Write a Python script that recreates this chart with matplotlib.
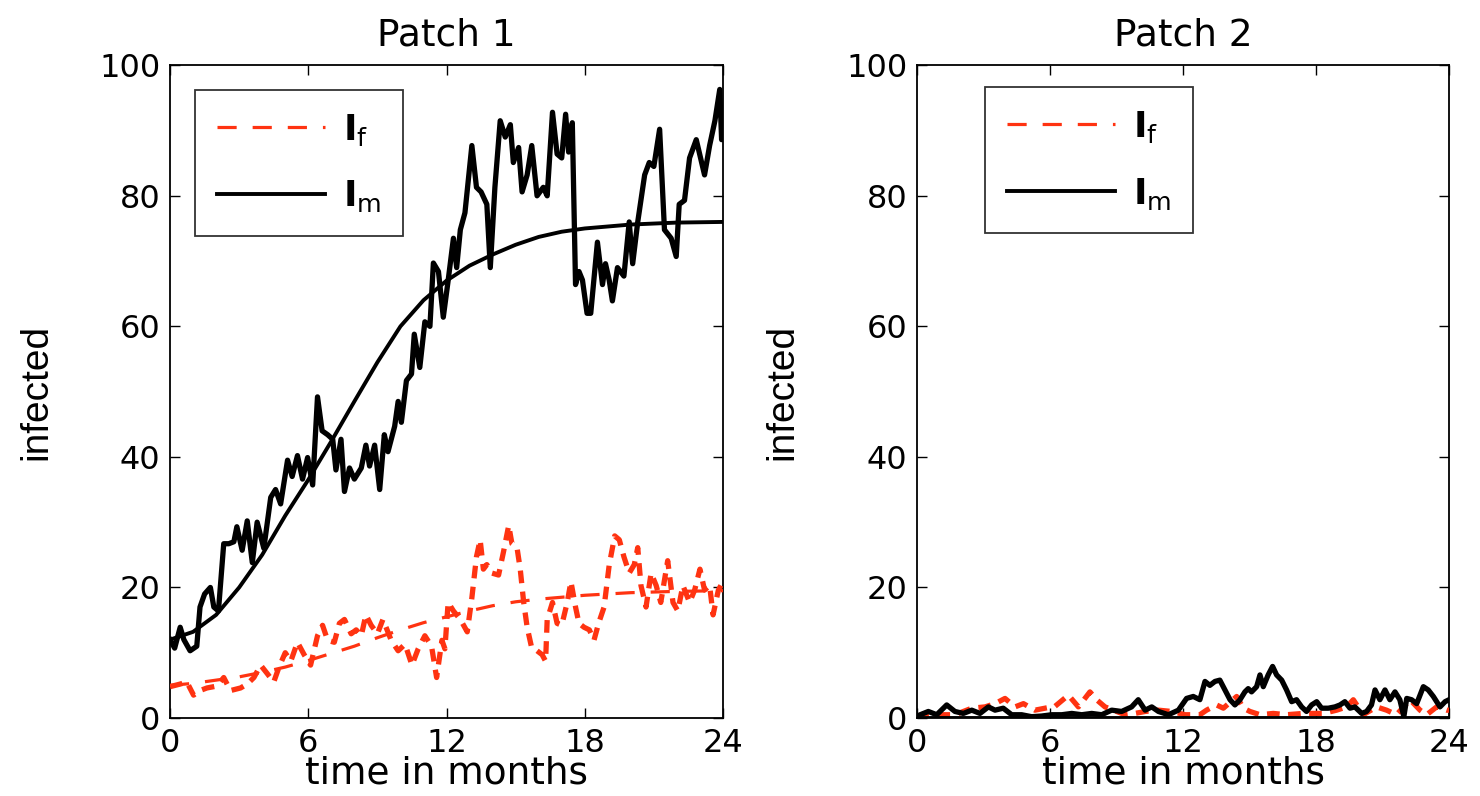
import matplotlib as mpl
mpl.use("Agg")
import matplotlib.pyplot as plt
from matplotlib import font_manager

fams = {f.name for f in font_manager.fontManager.ttflist}
narrow = "Liberation Sans Narrow" if "Liberation Sans Narrow" in fams else "Liberation Sans"

mpl.rcParams.update({
    "font.family": ["DejaVu Sans"],
    "mathtext.fontset": "dejavusans",
    "axes.linewidth": 1.3,
    "xtick.direction": "in",
    "ytick.direction": "in",
    "xtick.top": True,
    "ytick.right": True,
})

RED = "#ff3311"

# ---- Patch 1: stochastic I_m ----
t_m1 = [0, 0.2, 0.44, 0.6, 0.87, 1.16, 1.3, 1.5, 1.75, 1.9, 2.1, 2.33, 2.55, 2.77, 2.9,
        3.13, 3.35, 3.57, 3.78, 4.07, 4.37, 4.58, 4.8, 5.1, 5.3, 5.53, 5.75, 5.97, 6.19,
        6.4, 6.6, 6.84, 7.06, 7.2, 7.42, 7.57, 7.79, 8.0, 8.3, 8.5, 8.66, 8.88, 9.1, 9.3,
        9.46, 9.75, 9.9, 10.04, 10.26, 10.48, 10.6, 10.84, 11.06, 11.28, 11.43, 11.65,
        11.86, 12.07, 12.3, 12.44, 12.6, 12.8, 13.1, 13.3, 13.5, 13.75, 13.9, 14.1, 14.33,
        14.55, 14.77, 14.9, 15.13, 15.28, 15.5, 15.7, 15.93, 16.2, 16.37, 16.6, 16.8, 17.0,
        17.17, 17.3, 17.46, 17.6, 17.75, 17.9, 18.1, 18.26, 18.55, 18.77, 18.9, 19.06, 19.2,
        19.42, 19.7, 19.93, 20.08, 20.3, 20.6, 20.8, 21.0, 21.25, 21.46, 21.75, 21.97, 22.1,
        22.33, 22.55, 22.84, 23.2, 23.42, 23.65, 23.86, 23.94, 24.0]
Im1 = [12, 10.7, 13.9, 12, 10.3, 11, 17, 19, 20, 17, 16.4, 26.7, 26.7, 27, 29.3,
       25.7, 30.2, 23.8, 30, 26, 33.8, 35, 32.8, 39.5, 37, 40.2, 36.6, 39.9, 35.7,
       49.2, 44, 43.4, 42.7, 38, 42.7, 34.7, 38.3, 36.6, 38.3, 41.8, 38.6, 41.8, 35, 43.4,
       40.8, 44.7, 48.5, 45.3, 51.7, 52.7, 58.8, 53.7, 60.7, 60, 69.7, 68.4,
       61.4, 67, 73.5, 69, 74.8, 77.4, 87.7, 81.3, 80.6, 78.7, 69, 81.3, 91.5,
       89, 90.9, 85.1, 87.4, 80.6, 83.2, 87.7, 80, 81.3, 80, 92.8, 86.4, 85.8,
       92.5, 86.7, 91.2, 66.4, 68.4, 67.1, 62, 62, 72.9, 66.4, 69.6, 67.1, 63.9,
       69, 67.7, 76, 69.6, 76, 83.2, 85.1, 84.5, 90.2, 74.8, 73.5, 70.7, 78.7,
       79.3, 85.8, 88.6, 83.2, 87.7, 91.5, 96.3, 88.6, 91]

# ---- Patch 1: stochastic I_f ----
t_f1 = [0, 0.44, 0.73, 1.02, 1.3, 1.6, 2.04, 2.33, 2.62, 3.06, 3.35, 3.64, 3.93, 4.22,
        4.5, 4.73, 5.0, 5.24, 5.53, 5.82, 6.1, 6.4, 6.62, 6.84, 7.13, 7.35, 7.57, 7.86,
        8.08, 8.3, 8.5, 8.73, 9.0, 9.24, 9.6, 9.9, 10.2, 10.5, 10.77, 11.06, 11.35, 11.57,
        11.8, 11.93, 12.07, 12.3, 12.6, 12.9, 13.1, 13.3, 13.46, 13.6, 13.75, 13.97, 14.26,
        14.47, 14.7, 14.84, 15.06, 15.2, 15.35, 15.5, 15.7, 15.93, 16.15, 16.3, 16.37, 16.6,
        16.8, 17.0, 17.24, 17.4, 17.6, 17.75, 17.97, 18.2, 18.4, 18.6, 18.84, 19.06, 19.3,
        19.5, 19.7, 19.93, 20.15, 20.3, 20.44, 20.66, 20.88, 21.1, 21.3, 21.6, 21.83, 22.04,
        22.26, 22.55, 22.77, 23.0, 23.2, 23.42, 23.57, 23.8, 24.0]
If1 = [4.8, 5.2, 5.5, 3.5, 4.2, 4.6, 4.9, 6.2, 4.2, 4.6, 5.2, 6.2, 8.1, 6.8,
       5.5, 7.8, 10, 8.7, 11.6, 9.7, 8.1, 12.6, 14.2, 11.9, 11.6, 14.5, 15.1, 12.9,
       13.5, 12.6, 15.8, 14.2, 12.9, 15.1, 11.9, 10.3, 11.3, 8.1, 10.6, 12.6, 11, 6.2,
       11.9, 10.6, 17.7, 16.4, 15.1, 13.2, 18.4, 24.7, 27.3, 22.8, 23.5, 22.2, 21.9,
       25.4, 29.5, 26.7, 26.1, 22.8, 17.7, 13.9, 10.7, 10.3, 9.7, 8.7, 15.1, 17.7,
       14.5, 14.2, 17.7, 20.9, 17, 14.5, 13.9, 13.5, 11.9, 14.5, 17, 23.4, 27.9,
       27.3, 24.7, 22.2, 23.5, 26.1, 20.3, 17, 22.2, 20.3, 17.7, 24.1, 17.7, 16.4,
       20.3, 17.7, 19.6, 22.8, 19.6, 20.3, 15.8, 19.6, 20.9]

# ---- Patch 1: deterministic solutions ----
t_det = [0, 1, 2, 3, 4, 5, 6, 7, 8, 9, 10, 11, 12, 13, 14, 15, 16, 17, 18, 19, 20, 22, 24]
Im1_det = [12, 13.2, 15.8, 20, 25, 31, 36.5, 42.4, 48.5, 54.5, 60, 64, 67, 69.3, 71,
           72.5, 73.7, 74.5, 75, 75.3, 75.6, 75.9, 76]
If1_det = [5, 5.3, 5.8, 6.3, 7, 7.8, 8.8, 9.9, 11, 12.3, 13.5, 14.6, 15.5, 16.4, 17.2,
           17.8, 18.2, 18.5, 18.8, 19, 19.2, 19.4, 19.5]

# ---- Patch 2: stochastic I_m ----
t_m2 = [0, 0.51, 0.89, 1.34, 1.71, 2.09, 2.47, 2.84, 3.22, 3.52, 3.89, 4.27, 4.72, 5.17,
        5.62, 6.08, 6.53, 6.98, 7.43, 7.88, 8.33, 8.78, 9.23, 9.68, 9.98, 10.29, 10.59,
        10.89, 11.34, 11.79, 12.16, 12.46, 12.76, 12.99, 13.21, 13.44, 13.66, 13.89, 14.12,
        14.34, 14.57, 14.79, 14.94, 15.09, 15.32, 15.47, 15.62, 15.84, 16.04, 16.22, 16.45,
        16.67, 16.9, 17.12, 17.35, 17.57, 17.8, 18.03, 18.25, 18.55, 18.85, 19.08, 19.3,
        19.53, 19.75, 20.06, 20.28, 20.5, 20.66, 20.88, 21.11, 21.33, 21.56, 21.78, 21.96,
        22.09, 22.31, 22.54, 22.84, 23.06, 23.29, 23.59, 23.82, 24.0]
Im2 = [0.3, 1.0, 0.5, 2.0, 1.0, 0.7, 1.2, 0.7, 1.7, 1.2, 1.5, 0.5, 0.5, 0.2,
       0.3, 0.5, 0.5, 0.7, 0.5, 0.7, 0.5, 1.2, 1.0, 1.7, 2.8, 1.2, 1.7,
       1.0, 0.5, 1.2, 3.0, 3.3, 2.8, 5.6, 5.0, 5.6, 5.8, 4.3, 2.8,
       2.0, 2.8, 4.0, 4.5, 4.0, 4.8, 6.6, 4.8, 6.6, 7.9, 6.6, 5.8,
       4.3, 2.5, 2.8, 1.7, 1.0, 2.0, 2.5, 1.5, 1.5, 1.7, 2.0, 2.5,
       1.5, 1.7, 0.7, 1.0, 2.0, 4.3, 2.8, 4.3, 2.8, 4.0, 2.8, 0.2,
       3.0, 2.8, 2.2, 4.8, 4.3, 3.3, 1.7, 2.5, 2.8]

# ---- Patch 2: stochastic I_f ----
t_f2 = [0, 0.36, 0.96, 1.71, 2.47, 3.07, 3.52, 3.97, 4.42, 4.8, 5.32, 5.77, 6.23, 6.83,
        7.28, 7.8, 8.1, 8.48, 8.86, 9.38, 9.83, 10.29, 10.89, 11.49, 12.09, 12.76, 13.06,
        13.51, 13.82, 14.42, 14.72, 15.02, 15.47, 16.07, 16.67, 17.42, 18.33, 18.93, 19.38,
        19.68, 20.13, 20.73, 21.18, 21.63, 22.24, 22.69, 22.99, 23.44, 23.89, 24.0]
If2 = [0.2, 0.7, 0.5, 0.5, 1.5, 1.7, 2.2, 3.0, 1.7, 2.2, 1.2, 1.5, 1.8, 3.5,
       1.7, 4.0, 2.8, 1.7, 1.2, 0.5, 0.7, 1.0, 1.2, 1.0, 0.5, 0.5, 1.2,
       2.0, 1.5, 3.3, 1.5, 1.0, 0.5, 0.7, 0.5, 0.7, 0.7, 1.2, 1.7,
       2.8, 0.5, 1.7, 1.2, 0.5, 2.8, 1.2, 0.5, 1.7, 1.2, 1.2]

# ---- Patch 2: deterministic solutions (extinct) ----
t_det2 = [0, 24]
Im2_det = [0, 0]
If2_det = [0, 0]

panels = [
    ("Patch 1", t_m1, Im1, t_f1, If1, t_det, Im1_det, If1_det, (0.045, 0.962)),
    ("Patch 2", t_m2, Im2, t_f2, If2, t_det2, Im2_det, If2_det, (0.128, 0.966)),
]
positions = [[0.1149, 0.098, 0.3736, 0.820], [0.6196, 0.098, 0.3595, 0.820]]

fig = plt.figure(figsize=(14.8, 7.96), dpi=100)

for (title, tm, im, tf, yf, td, imd, ifd, leg_xy), pos in zip(panels, positions):
    ax = fig.add_axes(pos)
    # stochastic paths
    ax.plot(tf, yf, color=RED, lw=3.8, dashes=(2.4, 1.6), zorder=3)
    ax.plot(tm, im, color="black", lw=3.8, zorder=4)
    # deterministic
    lf, = ax.plot(td, ifd, color=RED, lw=2.3, dashes=(6, 5), zorder=5)
    lm, = ax.plot(td, imd, color="black", lw=2.8, zorder=6)

    ax.set_xlim(0, 24)
    ax.set_ylim(0, 100)
    ax.set_xticks([0, 6, 12, 18, 24])
    ax.set_yticks([0, 20, 40, 60, 80, 100])
    ax.tick_params(labelsize=23, length=7, width=1.0)
    ax.tick_params(axis="x", pad=7)
    ax.tick_params(axis="y", pad=7)

    ax.set_title(title, fontsize=27, pad=14)
    ax.set_xlabel("time in months", fontsize=27, labelpad=-2)
    ax.set_ylabel("infected", fontsize=28, family=narrow)
    ax.yaxis.set_label_coords(-0.21 if title == "Patch 1" else -0.22, 0.5)

    leg = ax.legend([lf, lm], [r"$\mathbf{I}_{\mathrm{f}}$", r"$\mathbf{I}_{\mathrm{m}}$"],
                    loc="upper left", bbox_to_anchor=leg_xy, borderaxespad=0,
                    fontsize=26, frameon=True, fancybox=False, edgecolor="black",
                    handlelength=3.0, handletextpad=0.5, labelspacing=0.85,
                    borderpad=0.6)
    leg.get_frame().set_linewidth(1.3)

fig.savefig("out.png", dpi=100)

*Problem statement*
Leave out any pictures and return exactly the lines from the beginning of the data through the line with "in fams else", inclusive.

*Task output*
Write a Python script that recreates this chart with matplotlib.
import matplotlib as mpl
mpl.use("Agg")
import matplotlib.pyplot as plt
from matplotlib import font_manager

fams = {f.name for f in font_manager.fontManager.ttflist}
narrow = "Liberation Sans Narrow" if "Liberation Sans Narrow" in fams else "Liberation Sans"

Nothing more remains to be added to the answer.